Despite remarkable work and intervention during his stay, the only appreciable evidence of Napoleon’s internment on Elba are his two homes Villa dei Mulini and Villa Napoleonica di San Martino.

Perched up on the bastions between Portoferraio’s duel defensive forts is Villa dei Mulini, Napoleon's primary home while serving as “emperor” of Elba. Why Napoleon ached to flee this sumptuous villa, with its enviable views, terraced garden and library, to once again live out of a travel trunk and trampoline-caliber camp bed (on display in the home) taxes the sensible mind to distraction. While touring the villa is certainly a worthwhile history lesson, the overall scarcity of genuine Napoleon artifacts may disappoint some.

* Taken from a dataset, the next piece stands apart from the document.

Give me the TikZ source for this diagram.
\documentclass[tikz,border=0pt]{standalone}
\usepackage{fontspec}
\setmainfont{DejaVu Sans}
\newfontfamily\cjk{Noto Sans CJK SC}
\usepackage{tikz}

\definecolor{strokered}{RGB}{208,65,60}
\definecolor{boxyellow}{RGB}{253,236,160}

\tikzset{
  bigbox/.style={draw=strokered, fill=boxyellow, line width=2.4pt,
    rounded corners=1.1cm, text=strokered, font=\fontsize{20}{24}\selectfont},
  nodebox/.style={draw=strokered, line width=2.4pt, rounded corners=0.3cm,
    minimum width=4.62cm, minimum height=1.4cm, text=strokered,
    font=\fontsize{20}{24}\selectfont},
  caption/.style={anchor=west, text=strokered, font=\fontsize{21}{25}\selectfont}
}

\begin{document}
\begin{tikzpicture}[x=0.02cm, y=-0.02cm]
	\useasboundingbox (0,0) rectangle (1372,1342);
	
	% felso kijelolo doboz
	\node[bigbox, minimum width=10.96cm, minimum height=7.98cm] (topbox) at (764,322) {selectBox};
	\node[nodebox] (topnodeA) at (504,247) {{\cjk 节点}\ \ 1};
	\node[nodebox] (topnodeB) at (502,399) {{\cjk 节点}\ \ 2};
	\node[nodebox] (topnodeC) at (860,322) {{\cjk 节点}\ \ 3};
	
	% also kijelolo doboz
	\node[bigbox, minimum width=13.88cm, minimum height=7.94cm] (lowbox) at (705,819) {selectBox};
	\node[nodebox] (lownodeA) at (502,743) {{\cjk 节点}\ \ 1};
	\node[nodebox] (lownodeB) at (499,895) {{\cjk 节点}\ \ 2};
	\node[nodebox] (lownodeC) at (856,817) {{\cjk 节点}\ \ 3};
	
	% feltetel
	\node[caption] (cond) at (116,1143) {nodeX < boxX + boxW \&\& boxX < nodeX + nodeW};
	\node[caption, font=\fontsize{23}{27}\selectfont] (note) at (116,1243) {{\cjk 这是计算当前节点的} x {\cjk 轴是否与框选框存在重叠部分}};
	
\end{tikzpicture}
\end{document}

Roughly 5km southwest of Portoferraio, set in low, green hills is Villa Napoleonica di San Martino, the Emperor’s summer residence. Despite being more opulent and peaceful than Villa dei Mulini, Napoleon reportedly never spent more than a few hours at a time here. An unassuming iron fence-enclosed square leads into the eight-room villa, including bedrooms, a study and the ‘Egyptian room’, decorated with hieroglyphs, pyramids, and a large zodiac painted on the ceiling to commemorate his campaigns in Egypt. The villa, owned, occupied and modified by several entities after Napoleon, including being used as a headquarters during German occupation in WWII, was restored before being opened as a museum.

Finally, budget travelers can glean a small thrill from staying at Albergo Ape Elbana ( This historic, butter-colored, building overlooking central Piazza della Repubblica is both Elba's oldest hotel and where guests of Napoleon are reputed to have stayed.